“For every minute you remain angry, you give up sixty seconds of peace of mind.”Ralph Waldo Emerso
Anger. It’s a natural emotion we experience on a regular basis. We usually have several expectations, which, when not met, makes us angry. The outcomes or the way something should be done – if it is not in line with what and how we want it, triggers our anger. Usually, anger starts to rise in us when we feel a loss of control over people or situations. We also tend to feel this way when we feel misunderstood or unheard by other people.
We carry so many judgements and assumptions about people and situations that they act like a wall between us and the others. This wall, though invisible leads to misunderstandings and of course anger!
The famous poet, Rumi has expressed it beautifully, “Anger is like a strong wind. It calms down after a while, but lots of branches are already broken.” We all know what anger can do. Anger spreads like fire – if you push your anger onto others, they’re bound to reciprocate. People who face our anger may cease to be authentic with us. Anger can instill fear in others and lower their self-esteem resulting in loss of transparency in communication with us. A loss of connect, trust, and peace of mind may leave our relationships severely damaged. Relationships can get tarnished, but the biggest one is the relationship that you share with yourself.
Let’s dive a bit deeper. We don’t seem to realise it, but subconsciously we have fear attached to our beliefs about ourselves and don’t want them to come up in our life. We avoid these beliefs and will do pretty much everything to cover them up or drive away the feelings instigated by them. We end up creating patterns in our life and start control things our way to avoid the emergence of them. Anger is one such pattern or way of control.

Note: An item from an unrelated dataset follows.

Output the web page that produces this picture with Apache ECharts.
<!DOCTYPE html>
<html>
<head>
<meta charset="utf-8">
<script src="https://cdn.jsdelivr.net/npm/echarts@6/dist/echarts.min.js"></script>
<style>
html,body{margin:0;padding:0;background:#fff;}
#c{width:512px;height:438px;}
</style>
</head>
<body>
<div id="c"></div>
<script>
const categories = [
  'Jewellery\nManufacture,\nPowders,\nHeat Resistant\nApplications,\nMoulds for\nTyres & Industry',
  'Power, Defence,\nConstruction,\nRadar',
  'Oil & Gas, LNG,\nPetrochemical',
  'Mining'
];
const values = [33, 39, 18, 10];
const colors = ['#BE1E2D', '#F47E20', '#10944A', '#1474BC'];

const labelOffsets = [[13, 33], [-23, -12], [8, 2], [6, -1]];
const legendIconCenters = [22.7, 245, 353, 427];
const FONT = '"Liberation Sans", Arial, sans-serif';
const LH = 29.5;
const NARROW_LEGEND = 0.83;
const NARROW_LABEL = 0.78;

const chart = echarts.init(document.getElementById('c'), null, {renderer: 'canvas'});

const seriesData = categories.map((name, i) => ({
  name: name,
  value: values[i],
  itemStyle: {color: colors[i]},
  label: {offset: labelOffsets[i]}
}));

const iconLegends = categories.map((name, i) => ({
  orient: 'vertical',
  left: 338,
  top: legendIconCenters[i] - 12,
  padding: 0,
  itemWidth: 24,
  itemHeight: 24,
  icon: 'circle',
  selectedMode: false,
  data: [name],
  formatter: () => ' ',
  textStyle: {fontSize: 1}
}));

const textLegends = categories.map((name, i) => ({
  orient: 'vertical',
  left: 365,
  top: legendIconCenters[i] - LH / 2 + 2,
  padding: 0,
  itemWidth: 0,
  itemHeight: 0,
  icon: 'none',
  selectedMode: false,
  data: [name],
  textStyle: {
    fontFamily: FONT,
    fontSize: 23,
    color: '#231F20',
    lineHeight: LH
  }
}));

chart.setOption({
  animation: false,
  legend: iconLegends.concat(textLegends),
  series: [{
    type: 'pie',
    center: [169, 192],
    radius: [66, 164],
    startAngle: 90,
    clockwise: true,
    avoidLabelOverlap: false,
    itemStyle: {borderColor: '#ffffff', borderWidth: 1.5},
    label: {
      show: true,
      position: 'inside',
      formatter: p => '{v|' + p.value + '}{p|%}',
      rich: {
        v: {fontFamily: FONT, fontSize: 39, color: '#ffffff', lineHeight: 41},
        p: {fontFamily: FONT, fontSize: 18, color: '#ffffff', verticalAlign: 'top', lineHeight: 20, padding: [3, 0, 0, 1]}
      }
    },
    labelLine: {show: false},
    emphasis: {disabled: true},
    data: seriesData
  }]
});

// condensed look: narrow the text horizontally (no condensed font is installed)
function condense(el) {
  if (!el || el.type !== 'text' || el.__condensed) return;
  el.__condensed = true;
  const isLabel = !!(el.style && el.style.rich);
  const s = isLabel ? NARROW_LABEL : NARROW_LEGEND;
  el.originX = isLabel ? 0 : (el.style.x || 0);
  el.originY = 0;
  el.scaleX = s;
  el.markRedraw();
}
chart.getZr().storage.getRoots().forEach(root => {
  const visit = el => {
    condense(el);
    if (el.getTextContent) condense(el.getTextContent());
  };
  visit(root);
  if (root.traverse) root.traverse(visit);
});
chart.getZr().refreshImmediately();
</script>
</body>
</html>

Take some time and reflect on situations that usually trigger your anger. Try to relate them with your limiting beliefs like ‘I am not good enough, I am not heard enough, I don’t fit in’ and so on. You may be surprised to discover that many repetitive circumstances that make you angry are connected to these beliefs! As you become more aware of such patterns, you will be able to do something about it. Ask yourself, “Am I the belief or do I have this belief?” Awareness and willingness are two magical keys to work on your anger. Follow this paradigm when something sets off your anger.

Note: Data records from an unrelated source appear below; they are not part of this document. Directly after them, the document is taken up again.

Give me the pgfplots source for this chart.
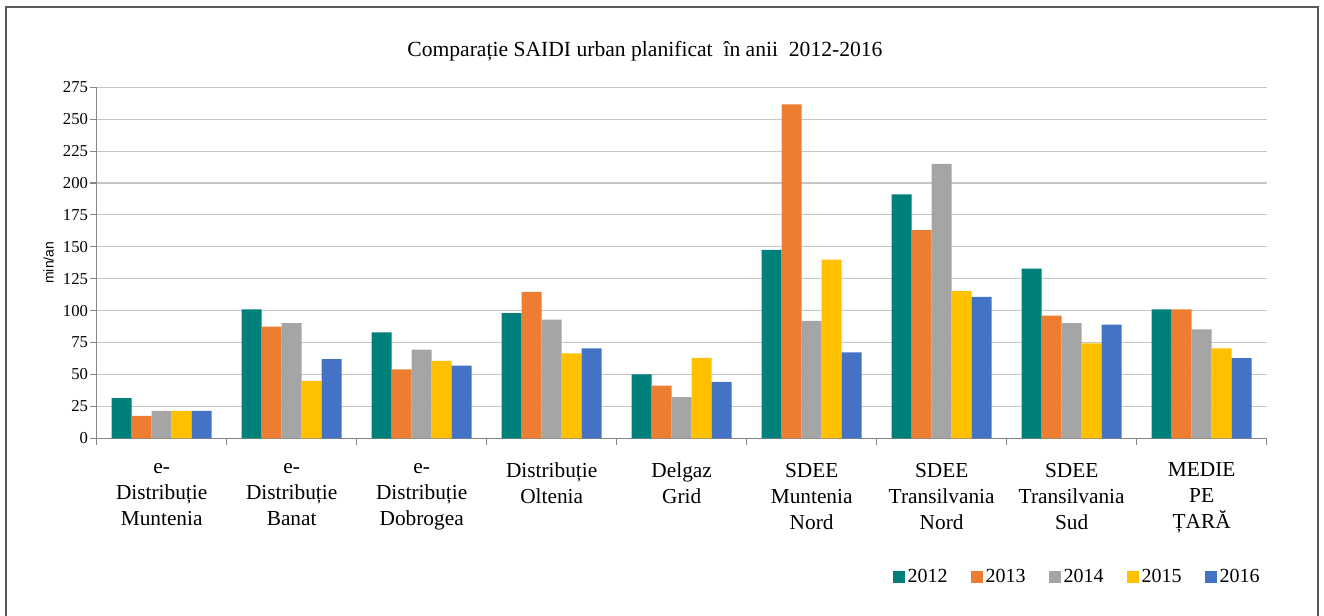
\documentclass[border=0pt]{standalone}
\usepackage{fontspec}
\setmainfont{Liberation Serif}
\newfontfamily\arialfont{Liberation Sans}
\usepackage{pgfplots}
\pgfplotsset{compat=1.18}
\definecolor{c2012}{HTML}{00807A}
\definecolor{c2013}{HTML}{ED7D31}
\definecolor{c2014}{HTML}{A5A5A5}
\definecolor{c2015}{HTML}{FFC000}
\definecolor{c2016}{HTML}{4472C4}
\definecolor{axisgray}{HTML}{868686}
\begin{document}
\begin{tikzpicture}
\useasboundingbox (0,0) rectangle (993pt,462pt);
\draw[black!65, line width=0.8pt] (4.5pt,-1pt) -- (4.5pt,456.75pt) -- (988.5pt,456.75pt) -- (988.5pt,-1pt);
\begin{axis}[
    at={(72.5pt,133.3pt)}, anchor=south west,
    scale only axis, width=877.5pt, height=263.25pt,
    ybar=0pt, bar width=15pt,
    xmin=-0.5, xmax=8.5, ymin=0, ymax=275,
    ytick={0,25,...,275},
    xtick={-0.5,0.5,...,8.5}, xticklabels={},
    extra x ticks={0,1,...,8},
    extra x tick labels={{e-\\Distribuție\\Muntenia},{e-\\Distribuție\\Banat},{e-\\Distribuție\\Dobrogea},{Distribuție\\Oltenia},{Delgaz\\Grid},{SDEE\\Muntenia\\Nord},{SDEE\\Transilvania\\Nord},{SDEE\\Transilvania\\Sud},{MEDIE\\PE\\ȚARĂ}},
    extra x tick style={major tick length=0pt, xmajorgrids=false},
    xticklabel style={align=center, font=\fontsize{16}{19.5}\selectfont, anchor=north, yshift=-15pt},
    yticklabel style={font=\fontsize{12.5}{14}\selectfont, xshift=2pt},
    /pgf/number format/assume math mode=true,
    axis x line*=bottom, axis y line*=left,
    axis line style={-, axisgray, line width=0.8pt},
    tick style={axisgray, line width=0.8pt},
    tick align=outside, major tick length=5pt,
    ymajorgrids, major grid style={gray!45, line width=0.8pt},
    ylabel={min/an},
    ylabel style={font=\arialfont\fontsize{10.5}{12}\selectfont},
    title={Comparație SAIDI urban planificat\ \ în anii\ \ 2012-2016},
    title style={at={(0.4686,1)}, anchor=south, font=\fontsize{16.2}{18}\selectfont, yshift=10pt},
    legend image code/.code={\draw[#1,/tikz/.cd,draw=none] (0pt,-4.5pt) rectangle (9pt,4.5pt);},
    legend columns=5,
    legend style={at={(1.0,-0.396)}, anchor=east, draw=none, fill=none,
        font=\fontsize{15}{17}\selectfont,
        /tikz/every even column/.append style={column sep=15.5pt},
        /tikz/every odd column/.append style={column sep=0pt}},
]
\addplot[fill=c2012, draw=none] coordinates {(0,31.4) (1,101) (2,83) (3,98) (4,50) (5,147.5) (6,191) (7,133) (8,101)};
\addplot[fill=c2013, draw=none] coordinates {(0,17.5) (1,87.5) (2,54) (3,114.7) (4,41.3) (5,261.5) (6,163) (7,96) (8,101)};
\addplot[fill=c2014, draw=none] coordinates {(0,21.4) (1,90.3) (2,69.4) (3,93) (4,32.2) (5,92) (6,215) (7,90.3) (8,85.3)};
\addplot[fill=c2015, draw=none] coordinates {(0,21.4) (1,45) (2,60.7) (3,66.5) (4,63) (5,140) (6,115.2) (7,74.3) (8,70.4)};
\addplot[fill=c2016, draw=none] coordinates {(0,21.4) (1,62) (2,57) (3,70.4) (4,44.2) (5,67.3) (6,110.8) (7,89) (8,62.8)};
\legend{2012,2013,2014,2015,2016}
\end{axis}
\end{tikzpicture}
\end{document}
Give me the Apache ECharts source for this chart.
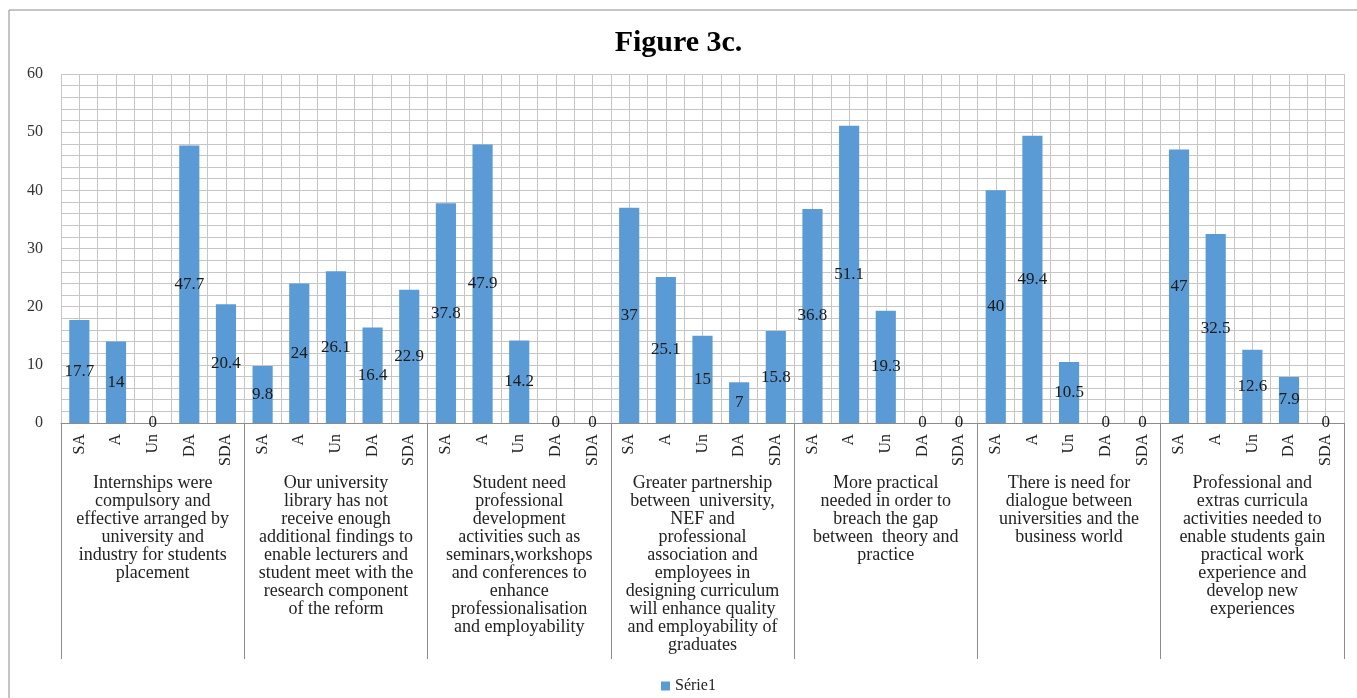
<!DOCTYPE html>
<html>
<head>
<meta charset="utf-8">
<script src="https://cdn.jsdelivr.net/npm/echarts@6/dist/echarts.min.js"></script>
<style>
  html, body { margin: 0; padding: 0; background: #fff; }
  #chart { width: 1357px; height: 698px; }
</style>
</head>
<body>
<div id="chart"></div>
<script>
// Response scale for each statement
const responses = ['SA', 'A', 'Un', 'DA', 'SDA'];

// Statements (one group of five bars each)
const statements = [
  'Internships were\ncompulsory and\neffective arranged by\nuniversity and\nindustry for students\nplacement',
  'Our university\nlibrary has not\nreceive enough\nadditional findings to\nenable lecturers and\nstudent meet with the\nresearch component\nof the reform',
  'Student need\nprofessional\ndevelopment\nactivities such as\nseminars,workshops\nand conferences to\nenhance\nprofessionalisation\nand employability',
  'Greater partnership\nbetween  university,\nNEF and\nprofessional\nassociation and\nemployees in\ndesigning curriculum\nwill enhance quality\nand employability of\ngraduates',
  'More practical\nneeded in order to\nbreach the gap\nbetween  theory and\npractice',
  'There is need for\ndialogue between\nuniversities and the\nbusiness world',
  'Professional and\nextras curricula\nactivities needed to\nenable students gain\npractical work\nexperience and\ndevelop new\nexperiences'
];

// Percentages per statement, in the order SA, A, Un, DA, SDA
const internships   = [17.7, 14, 0, 47.7, 20.4];
const library       = [9.8, 24, 26.1, 16.4, 22.9];
const development   = [37.8, 47.9, 14.2, 0, 0];
const partnership   = [37, 25.1, 15, 7, 15.8];
const practical     = [36.8, 51.1, 19.3, 0, 0];
const dialogue      = [40, 49.4, 10.5, 0, 0];
const extracurricula = [47, 32.5, 12.6, 7.9, 0];

const seriesName = 'Série1';
const yTicks = { min: 0, max: 60, step: 10 };

const groups = [internships, library, development, partnership, practical, dialogue, extracurricula];
const values = groups.flat();
const categories = groups.flatMap(() => responses);

const serif = '"Liberation Serif", "Times New Roman", serif';
const gridColor = '#c6c6c6';
const axisColor = '#8c8c8c';

const chart = echarts.init(document.getElementById('chart'), null, { renderer: 'canvas' });

chart.setOption({
  backgroundColor: '#ffffff',
  animation: false,
  title: {
    text: 'Figure 3c.',
    left: 'center',
    top: 23,
    textStyle: { fontFamily: serif, fontSize: 30, fontWeight: 'bold', color: '#000' }
  },
  legend: {
    data: [seriesName],
    left: 656,
    top: 673,
    itemWidth: 9,
    itemHeight: 9,
    icon: 'rect',
    itemGap: 6,
    textStyle: { fontFamily: serif, fontSize: 16, color: '#222' }
  },
  graphic: [
    { type: 'line', shape: { x1: 9, y1: 10, x2: 1357, y2: 10 }, style: { stroke: '#8a8a8a', lineWidth: 1 } },
    { type: 'line', shape: { x1: 9, y1: 10, x2: 9, y2: 698 }, style: { stroke: '#8a8a8a', lineWidth: 1 } }
  ],
  grid: { left: 61, right: 13, top: 74, bottom: 275, containLabel: false },
  xAxis: [
    {
      type: 'category',
      data: categories,
      position: 'bottom',
      axisLine: { show: true, lineStyle: { color: axisColor, width: 1 } },
      axisTick: { show: false },
      splitLine: { show: false },
      axisLabel: {
        interval: 0,
        rotate: 90,
        margin: 11,
        fontFamily: serif,
        fontSize: 16,
        color: '#222'
      }
    },
    {
      type: 'category',
      data: statements,
      position: 'bottom',
      axisLine: { show: false },
      axisTick: { show: true, interval: 0, length: 236, lineStyle: { color: axisColor, width: 1 } },
      splitLine: { show: false },
      axisLabel: {
        interval: 0,
        margin: 51,
        fontFamily: serif,
        fontSize: 18,
        lineHeight: 18,
        color: '#222',
        align: 'center'
      }
    },
    {
      // fine vertical grid: one line at every category edge and centre
      type: 'value',
      position: 'top',
      min: 0,
      max: categories.length * 2,
      interval: 1,
      axisLine: { show: false },
      axisTick: { show: false },
      axisLabel: { show: false },
      splitLine: { show: true, lineStyle: { color: gridColor, width: 1 } }
    }
  ],
  yAxis: {
    type: 'value',
    min: yTicks.min,
    max: yTicks.max,
    interval: yTicks.step,
    axisLine: { show: false },
    axisTick: { show: false },
    axisLabel: { margin: 18, fontFamily: serif, fontSize: 16, color: '#333' },
    splitLine: { show: true, lineStyle: { color: gridColor, width: 1 } },
    minorTick: { show: false, splitNumber: 5 },
    minorSplitLine: { show: true, lineStyle: { color: gridColor, width: 1 } }
  },
  series: [
    {
      name: seriesName,
      type: 'bar',
      xAxisIndex: 0,
      yAxisIndex: 0,
      data: values,
      barWidth: '55%',
      itemStyle: { color: '#5b9bd5' },
      label: {
        show: true,
        position: 'inside',
        fontFamily: serif,
        fontSize: 17,
        color: '#1a1a1a'
      },
      z: 3
    }
  ]
});
</script>
</body>
</html>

Inflicting our anger on others or suppressing it, both may be harmful. Nonetheless, the good news is that we all have the power within to manage this overpowering emotion.

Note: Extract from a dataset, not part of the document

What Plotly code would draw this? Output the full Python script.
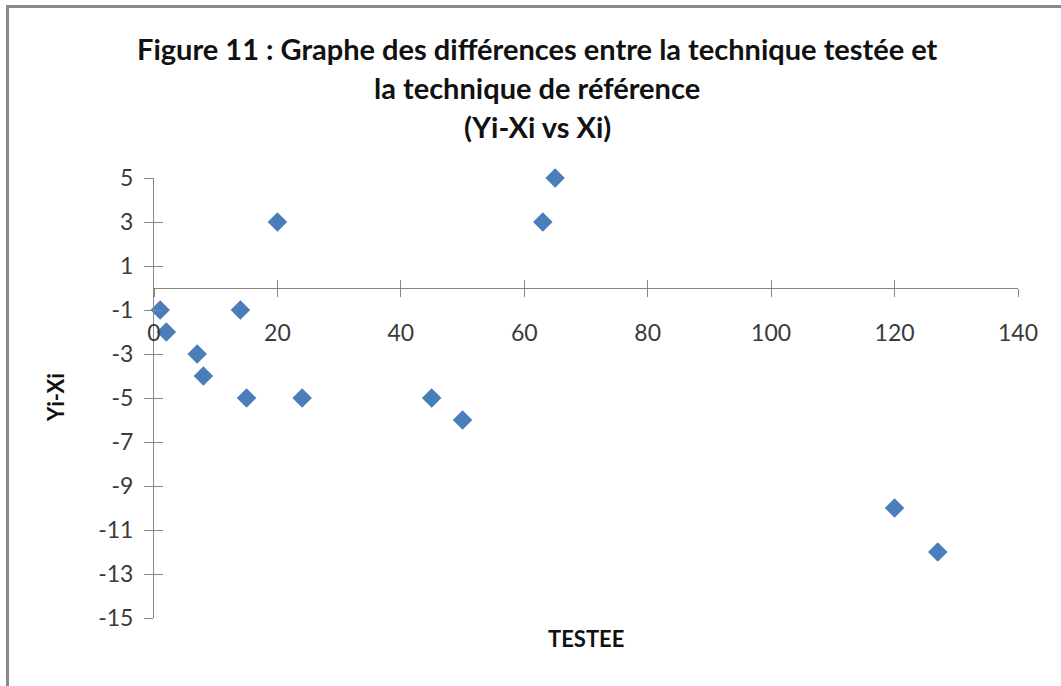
import plotly.graph_objects as go

# Data
testee_x = [1, 2, 7, 8, 14, 15, 20, 24, 45, 50, 63, 65, 120, 127]
diff_y = [-1, -2, -3, -4, -1, -5, 3, -5, -5, -6, 3, 5, -10, -12]

x_ticks = [0, 20, 40, 60, 80, 100, 120, 140]
y_ticks = [-15, -13, -11, -9, -7, -5, -3, -1, 1, 3, 5]

title_lines = [
    "Figure 11 : Graphe des différences entre la technique testée et",
    "la technique de référence",
    "(Yi-Xi vs Xi)",
]
x_title = "TESTEE"
y_title = "Yi-Xi"

W, H = 1061, 686
ML, MR, MT, MB = 154, 43, 178, 68
PW, PH = W - ML - MR, H - MT - MB


def px(xp):
    return (xp - ML) / PW


def py(yp):
    return (H - MB - yp) / PH


AXC = "#868686"
TXT = "#3a3a3a"
FONT = "Lato"

fig = go.Figure()
fig.add_trace(go.Scatter(
    x=testee_x, y=diff_y, mode="markers", cliponaxis=False,
    marker=dict(symbol="diamond", size=15, color="#4a7ebb", line=dict(width=0)),
    showlegend=False, hoverinfo="x+y",
))
# invisible trace to carry the overlay axes (inner half of crossing ticks)
fig.add_trace(go.Scatter(x=[None], y=[None], xaxis="x2", yaxis="y2",
                         showlegend=False, hoverinfo="skip"))

y0_frac = (0 - y_ticks[0]) / (y_ticks[-1] - y_ticks[0])

common_x = dict(range=[x_ticks[0], x_ticks[-1]], tickvals=x_ticks, showgrid=False,
                zeroline=False, anchor="free", position=y0_frac, tickcolor=AXC,
                tickwidth=1, ticklen=8)
common_y = dict(range=[y_ticks[0], y_ticks[-1]], tickvals=y_ticks, showgrid=False,
                zeroline=False, tickcolor=AXC, tickwidth=1, ticklen=9)

fig.update_layout(
    width=W, height=H,
    margin=dict(l=ML, r=MR, t=MT, b=MB, pad=0),
    paper_bgcolor="white", plot_bgcolor="white",
    font=dict(family=FONT, color=TXT),
    xaxis=dict(**common_x, showline=True, linecolor=AXC, linewidth=1,
               ticks="outside", ticktext=[str(v) for v in x_ticks],
               tickfont=dict(family=FONT, size=23, color=TXT),
               ticklabelstandoff=16),
    yaxis=dict(**common_y, showline=True, linecolor=AXC, linewidth=1,
               ticks="outside", ticktext=[str(v) for v in y_ticks],
               tickfont=dict(family=FONT, size=23, color=TXT),
               ticklabelstandoff=6),
    xaxis2=dict(**common_x, overlaying="x", ticks="inside", showticklabels=False,
                showline=False),
    yaxis2=dict(**common_y, overlaying="y", ticks="inside", showticklabels=False,
                showline=False, anchor="x2"),
)

title_y = [48, 87, 127]
for line, yy in zip(title_lines, title_y):
    fig.add_annotation(text="<b>" + line + "</b>", xref="paper", yref="paper",
                       x=px(537), y=py(yy), xanchor="center", yanchor="middle",
                       showarrow=False, font=dict(family=FONT, size=29, color="#111111"))

fig.add_annotation(text="<b>" + x_title + "</b>", xref="paper", yref="paper",
                   x=px(586), y=py(638), xanchor="center", yanchor="middle",
                   showarrow=False, font=dict(family=FONT, size=22, color="#111111"))
fig.add_annotation(text="<b>" + y_title + "</b>", xref="paper", yref="paper",
                   x=px(55), y=py(398), xanchor="center", yanchor="middle",
                   textangle=-90, showarrow=False,
                   font=dict(family=FONT, size=22, color="#111111"))

# outer chart frame (top and left edges visible in the reference)
fig.add_shape(type="line", xref="paper", yref="paper", x0=px(6), x1=px(1061),
              y0=py(6.5), y1=py(6.5), line=dict(color="#8a8a8a", width=3))
fig.add_shape(type="line", xref="paper", yref="paper", x0=px(7.5), x1=px(7.5),
              y0=py(5), y1=py(686), line=dict(color="#8a8a8a", width=3))

fig.write_html("out.html")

Here are some of the ways to manage our anger, particularly when it is the result of momentary frustrations or little things every now and then.
- Dropping the judgements and expectations is really powerful.
- Focus on learning and understanding the truth.
- Take a pause to disconnect from your everyday baggage.
- Control what you can, because irrespective of the energy you spend, what you can’t control will still be uncontrollable.
- Accept other people just as you – erroneous. Everyone makes mistakes.
- Align yourself with your loved ones – raise a red flag to avoid getting into the space of anger.
- Observe your anger as a fly on the wall – it’s just an emotion with a separate identity – you are not your anger!
- In the moment of anger, ask yourself, “Who the hell am I to have the right to expect from anyone?”
- Be in a space of love, compassion, and empathy and you will soon start looking at things differently.
Of course, there are many different ways in which we can address our anger. Different things work for different people. For some, practising the pause in the moment of anger works very well. Some people divert their mind by doing something else, or walking away from the situation. Humour is also an often used tool to manage anger. Meditation is a key component to remaining calm and poised. Writing down the angry thoughts or a dialogue with self are some other ways to vent out our anger without hurting anyone else.
Many people believe in the mantra, ‘Never go to sleep in anger’. Several people use the relationship paradigm where they consciously shift from controlling a relationship to owning it. And that shift helps them see newer perspectives and the awareness of being cent percent responsible of one’s relationships. Reflecting, empathising and listening to the unsaid are some other powerful ways to manage anger.
It is significant to have the awareness and power – to separate our emotion of anger from its expression and action taken thereof; recognising that anger is our emotion and not the other person’s and therefore taking its complete ownership without getting into the much loved ‘blame game’.